Cristalino: Tequila’s Newest Category

May 2, 2017

The Tequila Regulatory Council (CRT) is tasked with protecting the integrity of Mexico’s most popular export. Its seal guarantees the quality of what goes into every bottle. Its laws dictate strict production guidelines, and rigidly define subcategories of the spirit — from blanco to extra añejo. In 2018, the CRT is expected to officially recognize another such subcategory: cristalino. What exactly is it? And who, exactly, is it for? It’s time for a clearer look.

THE FIRST “CLEAR” AÑEJO: DON JULIO 70

The first commercially available cristalino debuted near the end of 2011, in the form of Don Julio 70. Released to commemorate the brand’s 70th anniversary, at the time it was labeled ‘Añejo Claro’. This was something of a head-scratcher to the rest of the industry. How can an aged tequila be ‘claro’, or clear?

“Don Julio 70 begins as our Añejo, which is 18 months of aging in American white oak barrels,” explains Master Distiller Enrique de Colsa. “The product then goes through a charcoal filtration process, which strips the liquid of certain compounds in order to restore the crisp agave, citrus and vegetal notes found in our Blanco.” The idea is to retain the reductive benefits of barrel-aging while minimizing the heavy wood it often imparts. That this process removes color from the finished product is merely an unintended side effect, according to de Colsa.

Master Distiller Enrique de Colsa

LATER RELEASES

Despite its appearance, or perhaps BECAUSE of it, 70 became a hit — and a permanent addition to the Don Julio lineup. Not to be outdone, several competing brands soon hopped aboard the filtration train. Each riding its own point of separation. Notable among them was Maestro Dobel with its Diamante bottling. A blend of extra añejo, añejo, and reposado, the release billed itself ‘the world’s first clear, multi-aged tequila.’ A narrowly-defined superlative, to be sure.

In 2015, Herradura entered the fray with Ultra: añejo and extra añejo, filtered, with a touch of agave syrup added for sweetness (and brand distinction).

THE LATEST ADDITION: VOLCAN DE MI TIERRA

This month, Moet Hennessy marks its first foray into tequila with Volcan de Mi Tierra. A premium blend of liquids distilled from both Los Altos (Highlands) and Tequila Valley (Lowlands) agave, the brand comes online with just two labels – Blanco, and Cristalino. How is this one different? Well aside from Glenmorangie and Hennessy-sourced cooperage, a 70/30 marriage of añejo and extra añejo is filtered prior to an ADDITIONAL aging in older, neutral barrels. Master Distiller Ana Maria Romero suggests that this final process is to contribute mouthfeel, rather than color or flavor — although the final product pours a slight hue of straw.

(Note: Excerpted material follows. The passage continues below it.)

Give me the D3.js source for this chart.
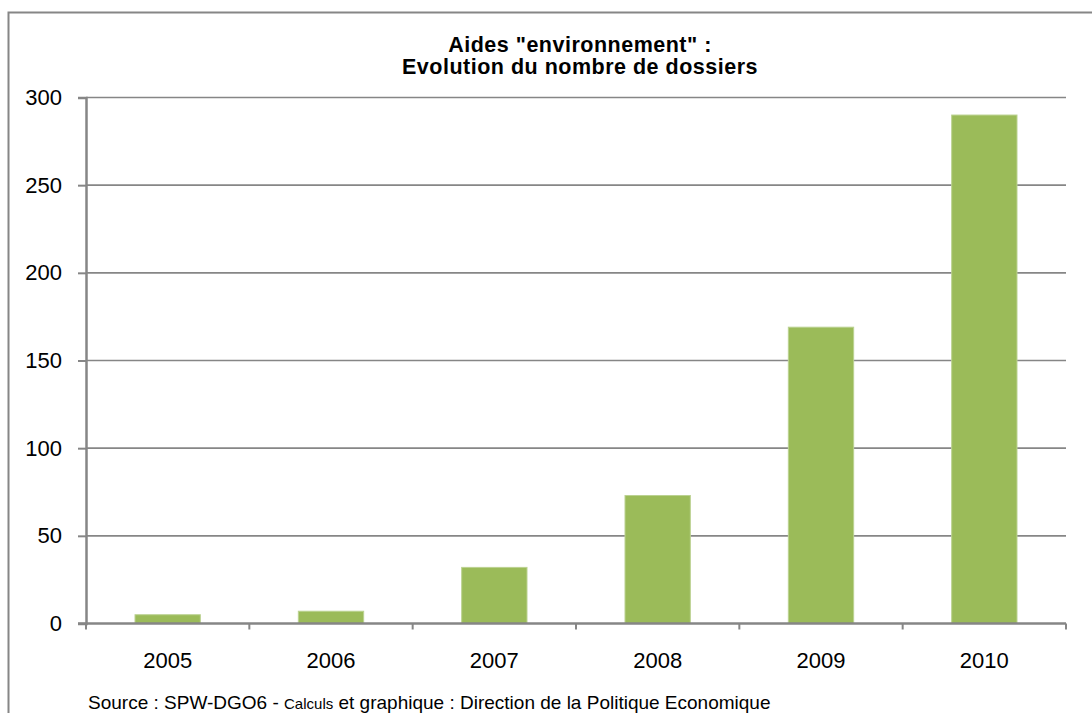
<!DOCTYPE html>
<html>
<head>
<meta charset="utf-8">
<script src="https://cdn.jsdelivr.net/npm/d3@7"></script>
<style>
  html, body { margin: 0; padding: 0; background: #fff; }
  svg { display: block; }
  text { font-family: "Liberation Sans", Arial, sans-serif; fill: #000; }
</style>
</head>
<body>
<svg id="chart" width="1092" height="713"></svg>
<script>
const categories = ["2005", "2006", "2007", "2008", "2009", "2010"];
const values = [5, 7, 32, 73, 169, 290];
const yTicks = [0, 50, 100, 150, 200, 250, 300];
const titleLines = ['Aides "environnement" :', 'Evolution du nombre de dossiers'];

const svg = d3.select("#chart");
const W = 1092, H = 713;
const plot = { left: 86, right: 1066, top: 97.5, bottom: 623.5 };

// outer chart border (top and left visible)
svg.append("path")
  .attr("d", `M8.5,${H} L8.5,12.5 L${W},12.5`)
  .attr("fill", "none").attr("stroke", "#868686").attr("stroke-width", 2);

const x = d3.scaleBand().domain(categories).range([plot.left, plot.right]).paddingInner(0.6).paddingOuter(0.3);
const xBand = d3.scaleBand().domain(categories).range([plot.left, plot.right]);
const y = d3.scaleLinear().domain([0, 300]).range([plot.bottom, plot.top]);

// gridlines
svg.append("g").selectAll("line").data(yTicks.filter(d => d > 0)).join("line")
  .attr("x1", plot.left).attr("x2", plot.right)
  .attr("y1", d => y(d)).attr("y2", d => y(d))
  .attr("stroke", "#868686").attr("stroke-width", 1.6);

// bars
svg.append("g").selectAll("rect").data(values).join("rect")
  .attr("x", (d, i) => x(categories[i]))
  .attr("width", x.bandwidth())
  .attr("y", d => y(d))
  .attr("height", d => y(0) - y(d))
  .attr("fill", "#9BBB59")
  .attr("stroke", "#BBD291").attr("stroke-width", 1);

// y axis
const yAxis = d3.axisLeft(y).tickValues(yTicks).tickSize(8).tickPadding(16);
const gy = svg.append("g").attr("transform", `translate(${plot.left},0)`).call(yAxis);
gy.select(".domain").attr("stroke", "#868686").attr("stroke-width", 2.5);
gy.selectAll(".tick line").attr("stroke", "#868686").attr("stroke-width", 2);
gy.selectAll(".tick text").attr("font-size", 22).attr("font-family", '"Liberation Sans", Arial, sans-serif').attr("fill", "#000");

// x axis line
svg.append("line").attr("x1", plot.left - 8).attr("x2", plot.right)
  .attr("y1", y(0)).attr("y2", y(0))
  .attr("stroke", "#868686").attr("stroke-width", 2.5);
// category boundary ticks
const bounds = categories.map(c => xBand(c)).concat([plot.right]);
svg.append("g").selectAll("line").data(bounds).join("line")
  .attr("x1", d => d).attr("x2", d => d)
  .attr("y1", y(0)).attr("y2", y(0) + 6)
  .attr("stroke", "#868686").attr("stroke-width", 2);
// category labels
svg.append("g").selectAll("text").data(categories).join("text")
  .attr("x", d => xBand(d) + xBand.bandwidth() / 2)
  .attr("y", 668)
  .attr("text-anchor", "middle")
  .attr("font-size", 22)
  .text(d => d);

// title
svg.append("g").selectAll("text").data(titleLines).join("text")
  .attr("x", 580)
  .attr("y", (d, i) => 51.5 + i * 22.7)
  .attr("text-anchor", "middle")
  .attr("font-size", 21.5)
  .attr("letter-spacing", 0.5)
  .attr("font-weight", "bold")
  .text(d => d);

// source
const src = svg.append("text").attr("x", 88).attr("y", 709).attr("font-size", 19);
src.append("tspan").text("Source : SPW-DGO6 - ");
src.append("tspan").attr("font-size", 15).text("Calculs");
src.append("tspan").text(" et graphique : Direction de la Politique Economique");
</script>
</body>
</html>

Volcan de Mi Tierra Cristalino

LOSING MORE THAN JUST COLOR?

Each of these examples introduces something slightly different into the glass, and for that, tequila drinkers ought to be curious. Yet, not everyone is buying it. “When you’re aging tequila you are getting the best that you can from the oak — you’re getting the tannins, the colors, the flavors,” explains Carlos Camarena, Master Distiller of El Tesoro. “And after all that you will pass everything through activated charcoal filters? You are shaving everything, not only the color, but the flavors. You [end up] with something that is a very neutral spirit. So my questions is ‘why waste time aging product if then you will shave it?'”

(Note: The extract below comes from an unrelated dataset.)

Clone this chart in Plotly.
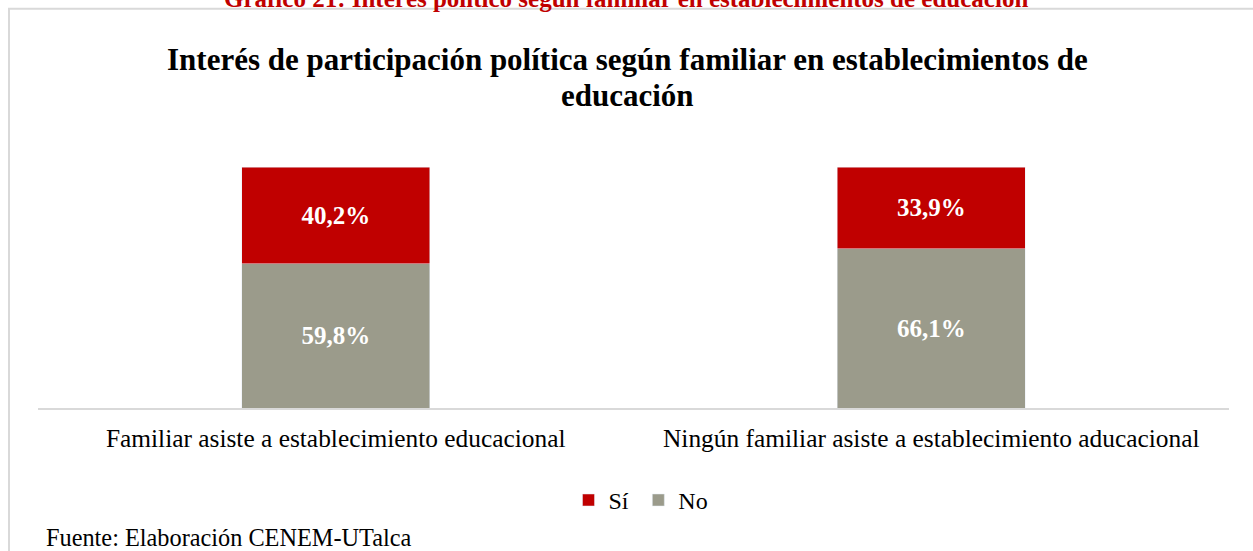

It’s worth noting that Camarena is nothing if not a purist. His agave is 100% tahona-milled, and he crafts the only tequila in the industry distilled to proof. All this is to say, don’t expect to see Crystal Clear El Tesoro anytime soon.

WHAT THE FUTURE HOLDS

The controversy surrounding cristalino promises to intensify as 2018 approaches, when the CRT ruling becomes imminent. Some may view the category as a cynical ploy to attract the vodka soda set. But that stance downplays a demonstrable truth: these liquids carry far more character than any neutral grain spirit ever could. “We didn’t have concern about alienating [connoisseurs],” de Colsa recalls, when inventing the style, “We believed that they would be intrigued by the innovation and take interest in a flavor profile that combined the best of both worlds.”

Approach cristalino honestly, with an open-mind (and closed-eyes) and you’ll be surprised at what you see. You might not like it, but after 2018, you’ll have to learn to respect it. Clearly.